Additionally, the court explained, the reason the property owner could be held liable in trip-and-fall cases is his assumed superior ability to be aware of the hazard; if the visitor has actual knowledge of the hazard, then the owner’s liability is eliminated.

The Court of Appeals went on to find that, based on the various hazards testified to by Perkins’ expert, Val D’Aosta did have constructive knowledge of the trip hazard created by the curb. However, the court found that there was a material dispute that should be presented to a trial fact-finder on the question of whether Perkins had knowledge of the specific hazard that caused his fall.

Perkins’ wife testified that one could navigate the step "only if you watched all the time." But a constant watchfulness was not necessarily required or reasonable, under Georgia law.

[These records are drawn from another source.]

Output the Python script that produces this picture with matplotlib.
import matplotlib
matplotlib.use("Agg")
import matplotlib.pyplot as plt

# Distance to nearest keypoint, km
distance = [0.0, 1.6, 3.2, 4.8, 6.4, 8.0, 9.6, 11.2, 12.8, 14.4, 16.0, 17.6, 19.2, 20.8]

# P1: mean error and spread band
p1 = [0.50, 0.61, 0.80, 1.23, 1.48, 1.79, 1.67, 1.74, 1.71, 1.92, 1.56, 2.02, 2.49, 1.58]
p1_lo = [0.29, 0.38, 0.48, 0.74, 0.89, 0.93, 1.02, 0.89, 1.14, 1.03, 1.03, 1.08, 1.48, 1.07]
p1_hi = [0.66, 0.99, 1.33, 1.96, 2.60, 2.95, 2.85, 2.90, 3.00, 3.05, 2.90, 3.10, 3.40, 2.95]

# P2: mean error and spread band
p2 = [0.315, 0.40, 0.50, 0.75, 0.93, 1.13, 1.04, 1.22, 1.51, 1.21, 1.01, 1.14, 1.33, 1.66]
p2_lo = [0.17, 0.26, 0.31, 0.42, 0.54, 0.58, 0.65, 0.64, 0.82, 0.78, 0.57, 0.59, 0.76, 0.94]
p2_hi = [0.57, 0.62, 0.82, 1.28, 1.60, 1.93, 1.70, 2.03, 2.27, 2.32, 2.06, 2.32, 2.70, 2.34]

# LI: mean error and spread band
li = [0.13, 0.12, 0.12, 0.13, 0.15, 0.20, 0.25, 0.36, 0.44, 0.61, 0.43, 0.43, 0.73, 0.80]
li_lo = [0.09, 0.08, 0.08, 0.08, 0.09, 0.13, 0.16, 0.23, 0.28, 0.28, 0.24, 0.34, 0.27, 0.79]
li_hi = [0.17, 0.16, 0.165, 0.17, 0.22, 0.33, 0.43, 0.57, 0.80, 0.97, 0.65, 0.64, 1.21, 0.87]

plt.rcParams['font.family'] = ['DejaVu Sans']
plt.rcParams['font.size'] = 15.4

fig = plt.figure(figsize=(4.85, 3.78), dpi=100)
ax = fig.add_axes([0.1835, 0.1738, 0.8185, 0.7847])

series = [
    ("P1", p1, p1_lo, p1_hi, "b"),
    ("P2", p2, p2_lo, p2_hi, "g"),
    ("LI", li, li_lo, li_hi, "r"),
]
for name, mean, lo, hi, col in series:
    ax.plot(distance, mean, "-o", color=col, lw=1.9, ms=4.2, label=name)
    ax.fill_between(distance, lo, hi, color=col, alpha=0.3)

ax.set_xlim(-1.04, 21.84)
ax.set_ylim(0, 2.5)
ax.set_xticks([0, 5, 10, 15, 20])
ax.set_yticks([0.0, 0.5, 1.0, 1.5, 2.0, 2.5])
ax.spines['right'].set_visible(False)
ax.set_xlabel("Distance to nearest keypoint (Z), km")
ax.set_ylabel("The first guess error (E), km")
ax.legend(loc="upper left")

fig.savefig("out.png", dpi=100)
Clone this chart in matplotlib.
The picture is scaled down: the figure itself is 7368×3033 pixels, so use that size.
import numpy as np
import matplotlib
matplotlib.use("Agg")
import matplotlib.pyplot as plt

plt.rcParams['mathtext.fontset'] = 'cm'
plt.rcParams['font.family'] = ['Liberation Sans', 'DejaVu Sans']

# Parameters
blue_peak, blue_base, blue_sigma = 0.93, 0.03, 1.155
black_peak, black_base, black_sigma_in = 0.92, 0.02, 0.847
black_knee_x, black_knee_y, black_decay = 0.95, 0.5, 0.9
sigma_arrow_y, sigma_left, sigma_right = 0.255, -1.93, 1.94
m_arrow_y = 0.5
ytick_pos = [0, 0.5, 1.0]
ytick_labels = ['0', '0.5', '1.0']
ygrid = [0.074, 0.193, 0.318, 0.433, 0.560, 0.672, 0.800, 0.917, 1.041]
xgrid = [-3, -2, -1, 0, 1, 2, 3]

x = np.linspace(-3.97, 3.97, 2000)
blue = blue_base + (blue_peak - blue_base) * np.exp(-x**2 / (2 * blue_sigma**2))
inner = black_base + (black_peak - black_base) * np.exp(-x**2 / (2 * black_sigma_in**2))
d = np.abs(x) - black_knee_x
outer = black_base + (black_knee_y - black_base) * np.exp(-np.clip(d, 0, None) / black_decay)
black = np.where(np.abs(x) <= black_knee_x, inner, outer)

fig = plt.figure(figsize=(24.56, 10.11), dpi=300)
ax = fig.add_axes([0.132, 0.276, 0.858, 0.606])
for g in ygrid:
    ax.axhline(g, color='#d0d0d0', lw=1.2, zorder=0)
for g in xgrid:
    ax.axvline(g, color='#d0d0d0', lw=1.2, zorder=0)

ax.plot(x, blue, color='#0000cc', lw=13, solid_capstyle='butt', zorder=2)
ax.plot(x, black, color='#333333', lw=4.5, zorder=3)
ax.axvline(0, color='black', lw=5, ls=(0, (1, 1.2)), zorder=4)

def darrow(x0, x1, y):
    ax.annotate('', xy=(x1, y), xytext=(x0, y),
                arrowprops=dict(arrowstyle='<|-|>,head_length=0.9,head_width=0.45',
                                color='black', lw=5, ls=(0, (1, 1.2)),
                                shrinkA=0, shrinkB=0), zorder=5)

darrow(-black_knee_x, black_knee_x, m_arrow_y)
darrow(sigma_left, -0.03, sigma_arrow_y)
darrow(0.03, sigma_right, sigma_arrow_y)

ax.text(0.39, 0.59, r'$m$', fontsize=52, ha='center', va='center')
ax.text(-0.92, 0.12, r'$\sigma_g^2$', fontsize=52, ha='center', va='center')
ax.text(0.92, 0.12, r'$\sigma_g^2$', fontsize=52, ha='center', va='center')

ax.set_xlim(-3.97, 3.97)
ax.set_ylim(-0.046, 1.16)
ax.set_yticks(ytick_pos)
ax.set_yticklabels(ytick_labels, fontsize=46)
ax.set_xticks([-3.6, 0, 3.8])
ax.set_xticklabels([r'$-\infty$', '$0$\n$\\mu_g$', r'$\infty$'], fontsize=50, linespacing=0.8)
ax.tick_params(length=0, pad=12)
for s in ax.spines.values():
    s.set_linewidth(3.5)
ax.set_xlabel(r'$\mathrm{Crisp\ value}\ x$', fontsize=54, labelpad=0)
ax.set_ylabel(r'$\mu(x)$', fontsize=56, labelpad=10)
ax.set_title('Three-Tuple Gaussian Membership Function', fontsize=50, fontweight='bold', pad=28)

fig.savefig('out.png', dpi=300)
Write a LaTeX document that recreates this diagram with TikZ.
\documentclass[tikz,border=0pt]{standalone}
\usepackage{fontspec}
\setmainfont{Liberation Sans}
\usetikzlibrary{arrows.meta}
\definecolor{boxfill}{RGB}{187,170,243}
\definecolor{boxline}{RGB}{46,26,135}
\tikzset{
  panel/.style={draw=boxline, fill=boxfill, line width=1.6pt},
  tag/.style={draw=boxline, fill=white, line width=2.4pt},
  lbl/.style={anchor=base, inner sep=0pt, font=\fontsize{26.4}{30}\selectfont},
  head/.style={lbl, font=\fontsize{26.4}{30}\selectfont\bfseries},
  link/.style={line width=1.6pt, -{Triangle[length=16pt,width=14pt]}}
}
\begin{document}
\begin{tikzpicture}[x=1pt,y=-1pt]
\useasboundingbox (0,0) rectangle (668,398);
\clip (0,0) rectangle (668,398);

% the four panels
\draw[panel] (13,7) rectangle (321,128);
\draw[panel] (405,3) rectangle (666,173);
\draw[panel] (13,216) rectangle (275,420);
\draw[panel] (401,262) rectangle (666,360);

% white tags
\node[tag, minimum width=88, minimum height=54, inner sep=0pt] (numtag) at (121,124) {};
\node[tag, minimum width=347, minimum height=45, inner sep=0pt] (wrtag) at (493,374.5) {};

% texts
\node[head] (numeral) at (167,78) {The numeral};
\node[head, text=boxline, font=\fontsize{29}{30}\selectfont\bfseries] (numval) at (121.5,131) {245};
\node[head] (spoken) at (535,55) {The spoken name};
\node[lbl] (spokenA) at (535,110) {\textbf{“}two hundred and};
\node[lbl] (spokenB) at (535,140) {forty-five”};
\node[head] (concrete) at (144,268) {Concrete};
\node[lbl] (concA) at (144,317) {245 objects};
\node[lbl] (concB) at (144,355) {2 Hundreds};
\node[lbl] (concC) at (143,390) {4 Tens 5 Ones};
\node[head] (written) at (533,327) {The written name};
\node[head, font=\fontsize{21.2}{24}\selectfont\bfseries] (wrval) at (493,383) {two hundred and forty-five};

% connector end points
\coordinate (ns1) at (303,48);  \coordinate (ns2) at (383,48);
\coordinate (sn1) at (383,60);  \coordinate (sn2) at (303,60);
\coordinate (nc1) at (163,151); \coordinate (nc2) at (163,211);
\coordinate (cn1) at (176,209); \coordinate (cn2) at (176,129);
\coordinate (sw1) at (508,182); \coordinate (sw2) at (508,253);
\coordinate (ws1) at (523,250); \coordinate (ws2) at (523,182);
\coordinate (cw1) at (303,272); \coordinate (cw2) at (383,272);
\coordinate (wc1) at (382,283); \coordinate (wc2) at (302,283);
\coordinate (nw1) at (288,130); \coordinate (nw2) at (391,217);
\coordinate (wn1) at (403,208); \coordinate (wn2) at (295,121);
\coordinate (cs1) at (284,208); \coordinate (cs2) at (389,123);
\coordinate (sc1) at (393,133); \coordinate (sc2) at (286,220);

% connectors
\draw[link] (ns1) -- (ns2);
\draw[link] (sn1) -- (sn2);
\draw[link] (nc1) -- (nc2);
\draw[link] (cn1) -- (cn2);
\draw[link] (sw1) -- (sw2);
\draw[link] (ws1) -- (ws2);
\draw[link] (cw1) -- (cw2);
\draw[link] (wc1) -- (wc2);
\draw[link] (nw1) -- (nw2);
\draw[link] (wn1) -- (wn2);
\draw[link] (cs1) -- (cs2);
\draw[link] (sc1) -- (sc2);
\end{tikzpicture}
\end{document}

Additionally, Perkins had presented additional evidence that the step was difficult to even see under the dark lighting conditions that existed at the time of his fall.

Accordingly, the Court of Appeals found, there was a material issue of fact as to whether Perkins had actual knowledge of the hazard so as to release Val D’Aosta from liability. The trial court’s judgment in favor of Val D’Aosta was reversed and the case was sent back to the lower court for further hearing.